My mom died on the second day of the new year, 2019. Her transition could not have been more peaceful; she was surrounded by family and left this world on her own terms, two months shy of her 90th birthday.
She was a very shy woman. And, I say to all you mothers out there– please get in front of the camera! I have so few photos of her– none digital on my laptop at the moment to share with you– am not at home where I could take them off the shelf– so for now, I will just use words as that is what she loved best anyway, though mine are pretty hardscrabble in the moment.
She read more books than anyone I know, worked for The Boston Post newspaper for seven years and it was the best job of her life. Gave it up to get married and have five kids. I have written about my mom over the years– and I am going to pull from that right now because in this moment I am wrapped in family time here at my sister’s home — feeling extraordinarily proud and blessed to be part of this five-pointed star with my two sisters and two brothers. Ironically, we are going to be going through boxes of family photos today– so I will hopefully have some to share of this most beautiful woman, my mother.

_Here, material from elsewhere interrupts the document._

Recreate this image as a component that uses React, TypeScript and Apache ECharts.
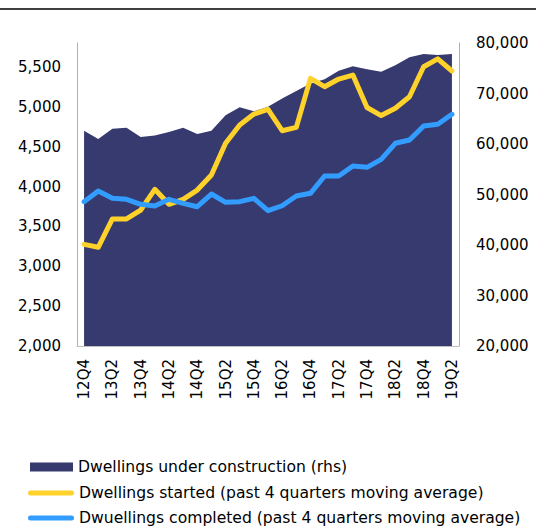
import React, { useEffect, useRef } from "react";
import * as echarts from "echarts";

const quarters = [
  "12Q4",
  "13Q1", "13Q2", "13Q3", "13Q4",
  "14Q1", "14Q2", "14Q3", "14Q4",
  "15Q1", "15Q2", "15Q3", "15Q4",
  "16Q1", "16Q2", "16Q3", "16Q4",
  "17Q1", "17Q2", "17Q3", "17Q4",
  "18Q1", "18Q2", "18Q3", "18Q4",
  "19Q1", "19Q2",
];

const underConstruction = [
  62600, 61000, 63000, 63200, 61400, 61700, 62400, 63200, 62000,
  62600, 65700, 67300, 66500, 67400, 69000, 70500, 72000, 72800,
  74500, 75400, 74800, 74300, 75600, 77200, 77800, 77600, 77800,
];

const started = [
  3275, 3238, 3593, 3593, 3705, 3965, 3777, 3840, 3956,
  4144, 4542, 4771, 4909, 4968, 4700, 4742, 5357, 5252,
  5348, 5398, 4991, 4890, 4981, 5126, 5502, 5601, 5449,
];

const completed = [
  3810, 3944, 3852, 3840, 3777, 3756, 3840, 3789, 3747,
  3906, 3802, 3810, 3852, 3697, 3759, 3881, 3915, 4132,
  4132, 4257, 4241, 4341, 4542, 4583, 4759, 4780, 4906,
];

const seriesNames = [
  "Dwellings under construction (rhs)",
  "Dwellings started (past 4 quarters moving average)",
  "Dwuellings completed (past 4 quarters moving average)",
];

const NAVY = "#363a6e";
const YELLOW = "#ffd22b";
const BLUE = "#339dff";
const FONT = "DejaVu Sans";

const fmt = (v: number) => v.toLocaleString("en-US");

const pillIcon =
  "path://M2.5,0 L43.5,0 A2.5,2.5 0 0 1 43.5,5 L2.5,5 A2.5,2.5 0 0 1 2.5,0 Z";

const legendText = { fontFamily: FONT, fontSize: 15.6, color: "#000", lineHeight: 16 };

export default function App() {
  const ref = useRef<HTMLDivElement>(null);

  useEffect(() => {
    document.body.style.margin = "0";
    if (!ref.current) return;
    const chart = echarts.init(ref.current, undefined, { renderer: "svg" });
    chart.setOption({
      animation: false,
      backgroundColor: "#ffffff",
      textStyle: { fontFamily: FONT },
      graphic: [
        {
          type: "line",
          shape: { x1: 0, y1: 9, x2: 536, y2: 9 },
          style: { stroke: "#000000", lineWidth: 1.5 },
        },
      ],
      grid: { left: 77, right: 77, top: 43, bottom: 180 },
      legend: [
        {
          left: 30,
          top: 459,
          itemWidth: 43,
          itemHeight: 9,
          padding: 0,
          textStyle: legendText,
          data: [{ name: seriesNames[0], icon: "rect", itemStyle: { color: NAVY } }],
        },
        {
          left: 28,
          top: 485,
          itemWidth: 46,
          itemHeight: 5,
          padding: 0,
          textStyle: legendText,
          data: [{ name: seriesNames[1], icon: pillIcon, itemStyle: { color: YELLOW } }],
        },
        {
          left: 28,
          top: 510,
          itemWidth: 46,
          itemHeight: 5,
          padding: 0,
          textStyle: legendText,
          data: [{ name: seriesNames[2], icon: pillIcon, itemStyle: { color: BLUE } }],
        },
      ],
      xAxis: {
        type: "category",
        data: quarters,
        boundaryGap: true,
        axisLine: { show: true, lineStyle: { color: "#bfbfbf", width: 1 } },
        axisTick: { show: false },
        axisLabel: {
          interval: 1,
          rotate: 90,
          margin: 13,
          fontFamily: FONT,
          fontSize: 15,
          color: "#000",
        },
      },
      yAxis: [
        {
          type: "value",
          min: 2000,
          max: 5800,
          interval: 500,
          axisLine: { show: true, lineStyle: { color: "#b0b0b0", width: 1 } },
          axisTick: { show: false },
          splitLine: { show: false },
          axisLabel: {
            margin: 16,
            fontFamily: FONT,
            fontSize: 15,
            color: "#000",
            formatter: (v: number) => (v % 500 === 0 ? fmt(v) : ""),
          },
        },
        {
          type: "value",
          min: 20000,
          max: 80000,
          interval: 10000,
          position: "right",
          axisLine: { show: true, lineStyle: { color: "#b0b0b0", width: 1 } },
          axisTick: { show: false },
          splitLine: { show: false },
          axisLabel: {
            margin: 17,
            fontFamily: FONT,
            fontSize: 15,
            color: "#000",
            formatter: (v: number) => fmt(v),
          },
        },
      ],
      series: [
        {
          name: seriesNames[0],
          type: "line",
          yAxisIndex: 1,
          data: underConstruction,
          symbol: "none",
          showSymbol: false,
          lineStyle: { width: 0, color: NAVY },
          itemStyle: { color: NAVY },
          areaStyle: { color: NAVY, opacity: 1 },
          z: 1,
        },
        {
          name: seriesNames[1],
          type: "line",
          yAxisIndex: 0,
          data: started,
          symbol: "none",
          showSymbol: false,
          lineStyle: { width: 5, color: YELLOW, cap: "round", join: "round" },
          itemStyle: { color: YELLOW },
          z: 3,
        },
        {
          name: seriesNames[2],
          type: "line",
          yAxisIndex: 0,
          data: completed,
          symbol: "none",
          showSymbol: false,
          lineStyle: { width: 5, color: BLUE, cap: "round", join: "round" },
          itemStyle: { color: BLUE },
          z: 4,
        },
      ],
    });
    return () => chart.dispose();
  }, []);

  return <div ref={ref} style={{ width: 536, height: 526 }} />;
}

I could go on, but I won’t as my mother is an intensely private person and I honor that. And, because she reads this blog and I know any kind of praise or recognition embarrasses her.”
Motherhood is hard. It requires a level of sacrifice and heroism that is simply not celebrated as it deserves to be. I see the painting by Ramon Casas below and I think of the exhaustion, the chronic, constant exhaustion my mom had to navigate her days through.
And yet, as I wrote here for my mom she taught me so much through all the things she loved.
I’m beyond fuzzy headed in this moment and my words are not taking shape– so I will just say, if you ever came to Squam or enjoyed any of the offerings I created through Squam– you have my mom to thank. I grew up wanting to save her, help her, nurture her– none of which I could do, but my desire to help another woman find her way in the world ran deep within me and has been the driving force of my life.
My mother has left this world, but I take comfort knowing the goddess lives on, in each of us.